In one of my previous roles, I was a Quality Meat Scotland and Scottish Quality Crops farm assurance assessor. I imagine that some members will know the role of farm assurance voluntary schemes, which cover the majority of farmers in Scotland and put in place the highest possible standards for animal welfare, hygiene, transport and so on. Every year, each member of the scheme is visited on their farm by an assessor. The first part of the visit is spent outside, walking around the unit, and the second part often happens inside, over a coffee, looking at record keeping. I never calculated how many farms I visited, but I am pretty sure that it was more than 1,000 across the north-east and the Highlands. I do not remember a single unit that was a large business entity—a branded corporation with legal departments and accounts teams. No, I met fathers, mothers, sons and daughters—proud people running small-time businesses and just trying to get by.
My trick when inspecting was to find a positive quickly, whether it was by pointing out a bonnie cow or a healthy sheep or by complimenting the farmer on how good the crops looked. It would relax the farmer, who would proudly tell me of the years it had taken to get the flock just right for the farm or how one of the cows had been with him for 30 years and a calf had come second in the Royal Highland Show. They would recount stories of their grandfather putting up the now-old cattle shed and the days spent sweeping the grain lofts as children.
Many of these families have served for generations, growing food for us all. They provide a service to their country and they are custodians of the countryside. Years of hard work have gone into making farms what they are, but farming families are not just farmers. When the snow falls heavily in winter, it is the farmers who clear country lanes so that local people can get out and about, and, when the delivery driver gets stuck in the ditch, it is often the farmers who help them to get out. Family members connected to farming can often be found working as care workers, doctors, teachers, shop assistants and more.
Farming families are not just in our rural communities—they are our rural communities.
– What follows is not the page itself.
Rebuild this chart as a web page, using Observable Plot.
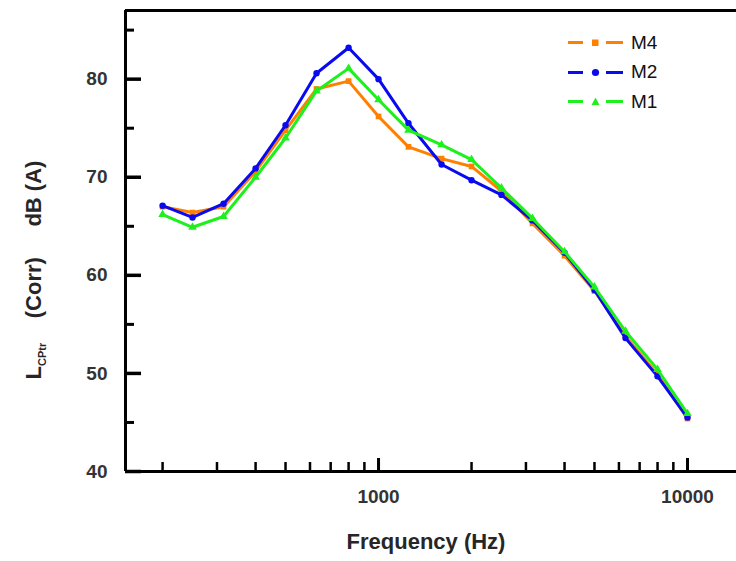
<!DOCTYPE html>
<html>
<head>
<meta charset="utf-8">
<script src="https://cdn.jsdelivr.net/npm/d3@7"></script>
<script src="https://cdn.jsdelivr.net/npm/@observablehq/plot@0.6"></script>
<style>
  html, body { margin: 0; padding: 0; background: #fff; }
  #wrap { position: relative; width: 736px; height: 561px; overflow: hidden; font-family: "Liberation Sans", Arial, sans-serif; }
  #ylab { position: absolute; left: 34px; top: 270px; transform: translate(-50%, -50%) rotate(-90deg); white-space: nowrap; font-weight: bold; font-size: 22px; color: #262626; }
  #ylab .sub { font-size: 11px; position: relative; top: 5px; }
  #xlab { position: absolute; left: 426px; top: 529px; transform: translateX(-50%); white-space: nowrap; font-weight: bold; font-size: 22px; color: #262626; }
  #legend { position: absolute; left: 567px; top: 28px; font-size: 19px; color: #111; }
  #legend .row { display: flex; align-items: center; height: 29.5px; }
  #legend svg { margin-right: 7px; }
</style>
</head>
<body>
<div id="wrap">
  <div id="chart"></div>
  <div id="ylab">L<span class="sub">CPtr</span>&nbsp;&nbsp;&nbsp;&nbsp;(Corr)&nbsp;&nbsp;&nbsp;&nbsp;&nbsp;dB (A)</div>
  <div id="xlab">Frequency (Hz)</div>
  <div id="legend"></div>
</div>
<script>
// Data
const freqs = [200, 250, 315, 400, 500, 630, 800, 1000, 1250, 1600, 2000, 2500, 3150, 4000, 5000, 6300, 8000, 10000];
const M4 = [67.0, 66.4, 67.0, 70.6, 74.8, 79.0, 79.8, 76.2, 73.1, 71.9, 71.1, 68.6, 65.3, 62.0, 58.4, 53.8, 49.9, 45.4];
const M2 = [67.1, 65.9, 67.3, 70.9, 75.3, 80.6, 83.2, 80.0, 75.5, 71.3, 69.7, 68.2, 65.6, 62.3, 58.5, 53.6, 49.7, 45.5];
const M1 = [66.2, 64.9, 66.0, 70.0, 74.0, 78.8, 81.1, 77.9, 74.8, 73.3, 71.8, 68.9, 65.8, 62.4, 58.8, 54.3, 50.4, 45.9];
const seriesNames = ["M4", "M2", "M1"];
const seriesColors = ["#ff8000", "#0a0af0", "#1ef01e"];
const seriesSymbols = ["square", "circle", "triangle"];
const xMajorTicks = [1000, 10000];
const xMinorTicks = [200, 300, 400, 500, 600, 700, 800, 900, 2000, 3000, 4000, 5000, 6000, 7000, 8000, 9000];
const yMajorTicks = [40, 50, 60, 70, 80];
const yMinorTicks = [45, 55, 65, 75, 85];
const xDomain = [151.7, 14410];
const yDomain = [40, 87];

const W = 736, H = 561, mL = 125, mR = 0, mT = 10, mB = 90;

// pixel-length helpers for inward tick marks (derived from the scales)
const xScale = d3.scaleLog().domain(xDomain).range([mL, W - mR]);
const yScale = d3.scaleLinear().domain(yDomain).range([H - mB, mT]);
const yAtPx = (px) => yScale.invert(H - mB - px);      // value px pixels above the x axis
const xAtPx = (px) => xScale.invert(mL + px);          // value px pixels right of the y axis

const values = {M4, M2, M1};
const data = seriesNames.flatMap((name) => freqs.map((f, i) => ({series: name, freq: f, value: values[name][i]})));

const lineMarks = seriesNames.flatMap((name, k) => {
  const d = data.filter((r) => r.series === name);
  return [
    Plot.line(d, {x: "freq", y: "value", stroke: seriesColors[k], strokeWidth: 3}),
    Plot.dot(d, {x: "freq", y: "value", fill: seriesColors[k], symbol: seriesSymbols[k], r: 3.2})
  ];
});

const chart = Plot.plot({
  width: W,
  height: H,
  marginLeft: mL,
  marginRight: mR,
  marginTop: mT,
  marginBottom: mB,
  x: {type: "log", domain: xDomain},
  y: {domain: yDomain},
  style: {fontFamily: "'Liberation Sans', Arial, sans-serif", fontWeight: "bold", fontSize: "19px", color: "#333", background: "white"},
  marks: [
    // spines
    Plot.ruleY([yDomain[0]], {stroke: "#000", strokeWidth: 3}),
    Plot.ruleY([yDomain[1]], {stroke: "#000", strokeWidth: 3}),
    Plot.ruleX([xDomain[0]], {stroke: "#000", strokeWidth: 3}),
    // inward ticks
    Plot.ruleX(xMinorTicks, {x: (d) => d, y1: yDomain[0], y2: yAtPx(9), stroke: "#000", strokeWidth: 2.5}),
    Plot.ruleX(xMajorTicks, {x: (d) => d, y1: yDomain[0], y2: yAtPx(13), stroke: "#000", strokeWidth: 3}),
    Plot.ruleY(yMinorTicks, {y: (d) => d, x1: xDomain[0], x2: xAtPx(9), stroke: "#000", strokeWidth: 3}),
    Plot.ruleY(yMajorTicks, {y: (d) => d, x1: xDomain[0], x2: xAtPx(16), stroke: "#000", strokeWidth: 3.5}),
    // labels
    Plot.axisX({ticks: xMajorTicks, tickSize: 0, tickPadding: 18, tickFormat: (d) => String(d), label: null}),
    Plot.axisY({ticks: yMajorTicks, tickSize: 0, tickPadding: 18, tickFormat: (d) => String(d), label: null}),
    ...lineMarks
  ]
});
document.getElementById("chart").appendChild(chart);

// Legend
const legend = document.getElementById("legend");
const symbolSvg = {
  square: (c) => `<rect x="25" y="4.5" width="6.5" height="6.5" fill="${c}"/>`,
  circle: (c) => `<circle cx="28.5" cy="7.5" r="3.6" fill="${c}"/>`,
  triangle: (c) => `<path d="M28.5,3.5 L32.5,11 L24.5,11 Z" fill="${c}"/>`
};
seriesNames.forEach((name, k) => {
  const c = seriesColors[k];
  const row = document.createElement("div");
  row.className = "row";
  row.innerHTML = `<svg width="57" height="15"><line x1="1" y1="7.5" x2="16" y2="7.5" stroke="${c}" stroke-width="3"/>${symbolSvg[seriesSymbols[k]](c)}<line x1="39" y1="7.5" x2="56" y2="7.5" stroke="${c}" stroke-width="3"/></svg><span>${name}</span>`;
  legend.appendChild(row);
});
</script>
</body>
</html>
They are the lifeblood of those areas. That is the key point that I want to make. The key reason why the changes made by Labour are devastating is that they will impact those very families. They will force the sale of land, which will make family farms economically unviable and lead to more depopulation in our rural areas.
It is all very well for Labour ministers and civil servants to talk about farmers handing over the farm early or using the inheritance tax allowances, but those suggestions fundamentally miss the point of how these units work. Often, children go away to work in other areas to gain experience before returning home to work the farm. With little profit, farmers tend not to retire but are an active part of the unit for a long time.
Although I would always urge farmers to consider early succession planning, having been part of such discussions with farmers and having monitored the books for them, I know that it is not that simple. Jim Walker, a former president of NFU Scotland, has calculated that a medium-sized, 500-acre farm worth around £5 million that previously had no inheritance tax liability could incur an £800,000 bill, which, if amortised over 25 years at 8 per cent, would mean an annual repayment of £75,000. He asks:
“Who’s going to break the news to the children that want to farm it?”
Farming is already a difficult business, but the changes risk the very future of our family farms. They risk breaking up viable units across Scotland and land being purchased for investment such as carbon credits, and they risk the future of communities and food security. We can talk about land reform, new entrants to farming, succession planning and innovation in farming, and we can put in place plans that would help farming to thrive, but all of that is undone by Labour’s damaging changes. Trust is now broken, because, during the election, Labour gave farmers a cast-iron guarantee that, if it won, it would not tinker with agricultural property relief, and it has broken that promise.
The Scottish Conservatives have launched a petition at stopthefarmtax.com, calling on people to send Rachel Reeves and the Labour Government a clear message that the changes could spell the end of family farms being passed down to future generations. I want rural communities to thrive. I want top-quality food production in Scotland that we are not ashamed to shout about. I do not want our unique family farms to be destroyed. Labour has underestimated how many farms this will affect, and it has underestimated the anger that the changes have created. The Scottish Conservatives urgently call for the family farm tax to be reversed.
I move,
That the Parliament calls on the UK Government to reverse its decision to impose a so-called family farm tax on agricultural businesses.